=== Input material ===

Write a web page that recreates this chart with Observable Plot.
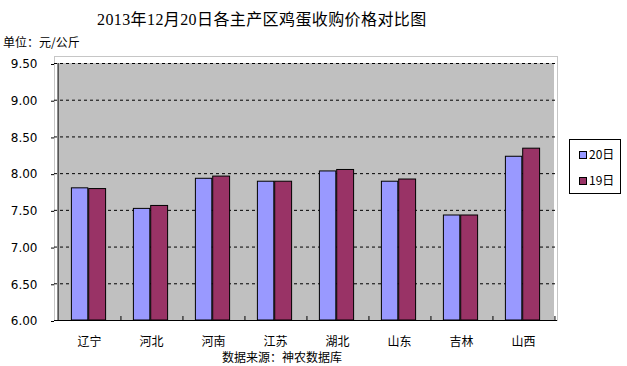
<!DOCTYPE html>
<html>
<head>
<meta charset="utf-8">
<script src="https://cdn.jsdelivr.net/npm/d3@7"></script>
<script src="https://cdn.jsdelivr.net/npm/@observablehq/plot@0.6"></script>
<style>
  body { margin: 0; background: #fff; }
  #wrap { position: relative; width: 627px; height: 366px; font-family: "Noto Sans CJK SC", sans-serif; color: #000; }
  #chart { position: absolute; left: 0; top: 0; }
  .abs { position: absolute; line-height: 1; white-space: nowrap; }
  #title { left: 97px; top: 12px; font-size: 16px; font-family: "Liberation Serif", "Noto Sans CJK SC", serif; letter-spacing: 0.4px; }
  #unit { left: 3px; top: 36px; font-size: 12px; }
  #caption { left: 222px; top: 351px; font-size: 12px; }
  #legend { left: 569px; top: 139px; width: 52px; height: 55px; box-sizing: border-box; border: 1px solid #000; background: #fff; }
  .sw { position: absolute; left: 9px; width: 6px; height: 6px; border: 1px solid #000; }
  .lt { position: absolute; left: 19px; font-size: 12px; line-height: 1; }
</style>
</head>
<body>
<div id="wrap">
  <div id="chart"></div>
  <div id="title" class="abs"></div>
  <div id="unit" class="abs"></div>
  <div id="caption" class="abs"></div>
  <div id="legend" class="abs"></div>
</div>
<script>
const titleText = "2013年12月20日各主产区鸡蛋收购价格对比图";
const unitText = "单位：元/公斤";
const captionText = "数据来源：神农数据库";
const regions = ["辽宁", "河北", "河南", "江苏", "湖北", "山东", "吉林", "山西"];
const seriesNames = ["20日", "19日"];
const seriesColors = ["#9999ff", "#993366"];
const values20 = [7.80, 7.52, 7.93, 7.89, 8.03, 7.89, 7.43, 8.23];
const values19 = [7.79, 7.56, 7.96, 7.89, 8.05, 7.92, 7.43, 8.34];
const yTicks = [6.00, 6.50, 7.00, 7.50, 8.00, 8.50, 9.00, 9.50];

const rows = regions.map((r, i) => ({region: r, v20: values20[i], v19: values19[i]}));
const yMin = yTicks[0], yMax = yTicks[yTicks.length - 1];
const halfStep = 31.44;
const tickLen = (yMax - yMin) * 4 / 257;

const chart = Plot.plot({
  width: 627,
  height: 366,
  marginLeft: 54,
  marginRight: 70,
  marginTop: 56,
  marginBottom: 46,
  style: {fontFamily: '"Noto Sans CJK SC", sans-serif', fontSize: "12px", background: "transparent", color: "#000"},
  x: {domain: regions, padding: 0, label: null},
  y: {domain: [yMin, yMax], range: [320, 63], label: null},
  marks: [
    Plot.frame({stroke: "#8c8c8c", strokeDasharray: "1,1"}),
    Plot.barY(regions, {x: d => d, y1: yMin, y2: yMax, fill: "#c0c0c0"}),
    Plot.gridY(yTicks.filter(v => v > yMin), {stroke: "#000", strokeOpacity: 1, strokeDasharray: "3,3"}),
    Plot.barY(rows, {x: "region", y1: yMin, y2: "v20", fill: seriesColors[0], stroke: "#000", strokeWidth: 1, insetLeft: 13.4, insetRight: 32.2}),
    Plot.barY(rows, {x: "region", y1: yMin, y2: "v19", fill: seriesColors[1], stroke: "#000", strokeWidth: 1, insetLeft: 30.7, insetRight: 14.4}),
    Plot.ruleY([yMin], {stroke: "#000", strokeWidth: 1}),
    Plot.ruleX(regions.slice(0, 1), {x: d => d, y1: yMin, y2: yMax, dx: -halfStep, stroke: "#000"}),
    Plot.ruleX(regions, {x: d => d, y1: yMin, y2: yMin + tickLen, dx: halfStep, stroke: "#000"}),
    Plot.axisY({ticks: yTicks, tickFormat: d => d.toFixed(2), tickSize: 3, tickPadding: 14, dy: 1, fontFamily: '"DejaVu Sans", sans-serif', fontSize: 12, label: null}),
    Plot.axisX({tickSize: 0, tickPadding: 17, fontSize: 12, label: null})
  ]
});
document.getElementById("chart").appendChild(chart);

document.getElementById("title").textContent = titleText;
document.getElementById("unit").textContent = unitText;
document.getElementById("caption").textContent = captionText;

const legend = document.getElementById("legend");
seriesNames.forEach((name, i) => {
  const sw = document.createElement("div");
  sw.className = "sw";
  sw.style.top = (11 + i * 26) + "px";
  sw.style.background = seriesColors[i];
  legend.appendChild(sw);
  const t = document.createElement("div");
  t.className = "lt";
  t.style.top = (8 + i * 26) + "px";
  t.textContent = name;
  legend.appendChild(t);
});
</script>
</body>
</html>
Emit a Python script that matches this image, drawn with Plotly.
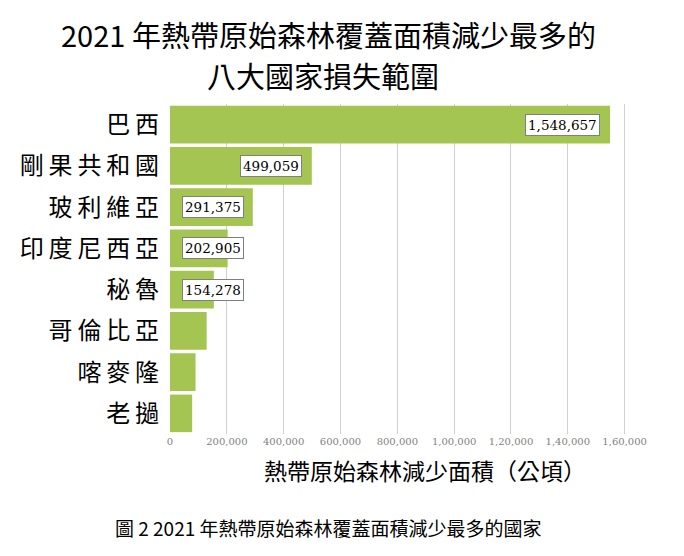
import plotly.graph_objects as go

countries = ["巴西", "剛果共和國", "玻利維亞", "印度尼西亞", "秘魯", "哥倫比亞", "喀麥隆", "老撾"]
loss_ha = [1548657, 499059, 291375, 202905, 154278, 129000, 90000, 78000]
labeled = [True, True, True, True, True, False, False, False]

tick_vals = [0, 200000, 400000, 600000, 800000, 1000000, 1200000, 1400000, 1600000]
tick_text = ["0", "200,000", "400,000", "600,000", "800,000", "1,00,000", "1,20,000", "1,40,000", "1,60,000"]

title_line1 = "2021 年熱帶原始森林覆蓋面積減少最多的"
title_line2 = "八大國家損失範圍"
xaxis_title = "熱帶原始森林減少面積（公頃）"
caption = "圖 2 2021 年熱帶原始森林覆蓋面積減少最多的國家"

CJK = "Noto Sans CJK TC"
SERIF = "DejaVu Serif"

# spaced category labels
cat_labels = ["\u2009".join(list(c)) for c in countries]

fig = go.Figure()
fig.add_trace(go.Bar(
    y=countries, x=loss_ha, orientation="h",
    marker=dict(color="#a5c552", line=dict(width=0)),
    hoverinfo="x+y",
))

L, R, T, B = 170, 58, 104, 122
W, H = 684, 556
plot_w = W - L - R
plot_h = H - T - B
xmax = 1600000 * 1.003
px_per_unit = plot_w / xmax


def px_x(px):
    return (px - L) / plot_w


def px_y(py):
    return (T + plot_h - py) / plot_h


annotations = []
for c, v, lab in zip(countries, loss_ha, labeled):
    if not lab:
        continue
    txt = f"{v:,}"
    box_w = len(txt) * 8.6 + 8
    bar_px = v * px_per_unit
    common = dict(y=c, xref="x", yref="y", text=txt, showarrow=False,
                  font=dict(family=SERIF, size=13.5, color="#000000"),
                  bgcolor="white", bordercolor="#7f7f7f", borderwidth=1, borderpad=2)
    if bar_px - 10 - box_w >= 12:
        annotations.append(dict(x=v, xanchor="right", xshift=-10, **common))
    else:
        annotations.append(dict(x=0, xanchor="left", xshift=12, **common))

annotations.append(dict(x=px_x(328), y=px_y(34), xref="paper", yref="paper",
                        text=title_line1, showarrow=False, xanchor="center", yanchor="middle",
                        font=dict(family=CJK, size=29, color="#000000")))
annotations.append(dict(x=px_x(323), y=px_y(75), xref="paper", yref="paper",
                        text=title_line2, showarrow=False, xanchor="center", yanchor="middle",
                        font=dict(family=CJK, size=29, color="#000000")))
annotations.append(dict(x=px_x(425), y=px_y(470), xref="paper", yref="paper",
                        text=xaxis_title, showarrow=False, xanchor="center", yanchor="middle",
                        font=dict(family=CJK, size=23, color="#000000")))
annotations.append(dict(x=px_x(328), y=px_y(527), xref="paper", yref="paper",
                        text=caption, showarrow=False, xanchor="center", yanchor="middle",
                        font=dict(family=CJK, size=19, color="#000000")))

fig.update_layout(
    width=W, height=H,
    margin=dict(l=L, r=R, t=T, b=B, autoexpand=False),
    paper_bgcolor="white", plot_bgcolor="white",
    bargap=0.09,
    showlegend=False,
    xaxis=dict(range=[0, xmax], tickvals=tick_vals, ticktext=tick_text,
               showgrid=True, gridcolor="#d0d0d0", gridwidth=1, zeroline=False,
               showline=False, ticks="",
               tickfont=dict(family=SERIF, size=10, color="#7f7f7f")),
    yaxis=dict(autorange="reversed", tickvals=countries, ticktext=cat_labels,
               showgrid=False, zeroline=False, showline=False, ticks="",
               ticklabelstandoff=10,
               tickfont=dict(family=CJK, size=24, color="#000000")),
    annotations=annotations,
)

fig.write_html("out.html")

===

• Instructions to follow
Please reproduce, word for word, every line from the first line of the records above through the line containing "const tickLen = (yMax - yMin) * 4 / 257;", and leave out the pictures.

• Output of the exercise
Write a web page that recreates this chart with Observable Plot.
<!DOCTYPE html>
<html>
<head>
<meta charset="utf-8">
<script src="https://cdn.jsdelivr.net/npm/d3@7"></script>
<script src="https://cdn.jsdelivr.net/npm/@observablehq/plot@0.6"></script>
<style>
  body { margin: 0; background: #fff; }
  #wrap { position: relative; width: 627px; height: 366px; font-family: "Noto Sans CJK SC", sans-serif; color: #000; }
  #chart { position: absolute; left: 0; top: 0; }
  .abs { position: absolute; line-height: 1; white-space: nowrap; }
  #title { left: 97px; top: 12px; font-size: 16px; font-family: "Liberation Serif", "Noto Sans CJK SC", serif; letter-spacing: 0.4px; }
  #unit { left: 3px; top: 36px; font-size: 12px; }
  #caption { left: 222px; top: 351px; font-size: 12px; }
  #legend { left: 569px; top: 139px; width: 52px; height: 55px; box-sizing: border-box; border: 1px solid #000; background: #fff; }
  .sw { position: absolute; left: 9px; width: 6px; height: 6px; border: 1px solid #000; }
  .lt { position: absolute; left: 19px; font-size: 12px; line-height: 1; }
</style>
</head>
<body>
<div id="wrap">
  <div id="chart"></div>
  <div id="title" class="abs"></div>
  <div id="unit" class="abs"></div>
  <div id="caption" class="abs"></div>
  <div id="legend" class="abs"></div>
</div>
<script>
const titleText = "2013年12月20日各主产区鸡蛋收购价格对比图";
const unitText = "单位：元/公斤";
const captionText = "数据来源：神农数据库";
const regions = ["辽宁", "河北", "河南", "江苏", "湖北", "山东", "吉林", "山西"];
const seriesNames = ["20日", "19日"];
const seriesColors = ["#9999ff", "#993366"];
const values20 = [7.80, 7.52, 7.93, 7.89, 8.03, 7.89, 7.43, 8.23];
const values19 = [7.79, 7.56, 7.96, 7.89, 8.05, 7.92, 7.43, 8.34];
const yTicks = [6.00, 6.50, 7.00, 7.50, 8.00, 8.50, 9.00, 9.50];

const rows = regions.map((r, i) => ({region: r, v20: values20[i], v19: values19[i]}));
const yMin = yTicks[0], yMax = yTicks[yTicks.length - 1];
const halfStep = 31.44;
const tickLen = (yMax - yMin) * 4 / 257;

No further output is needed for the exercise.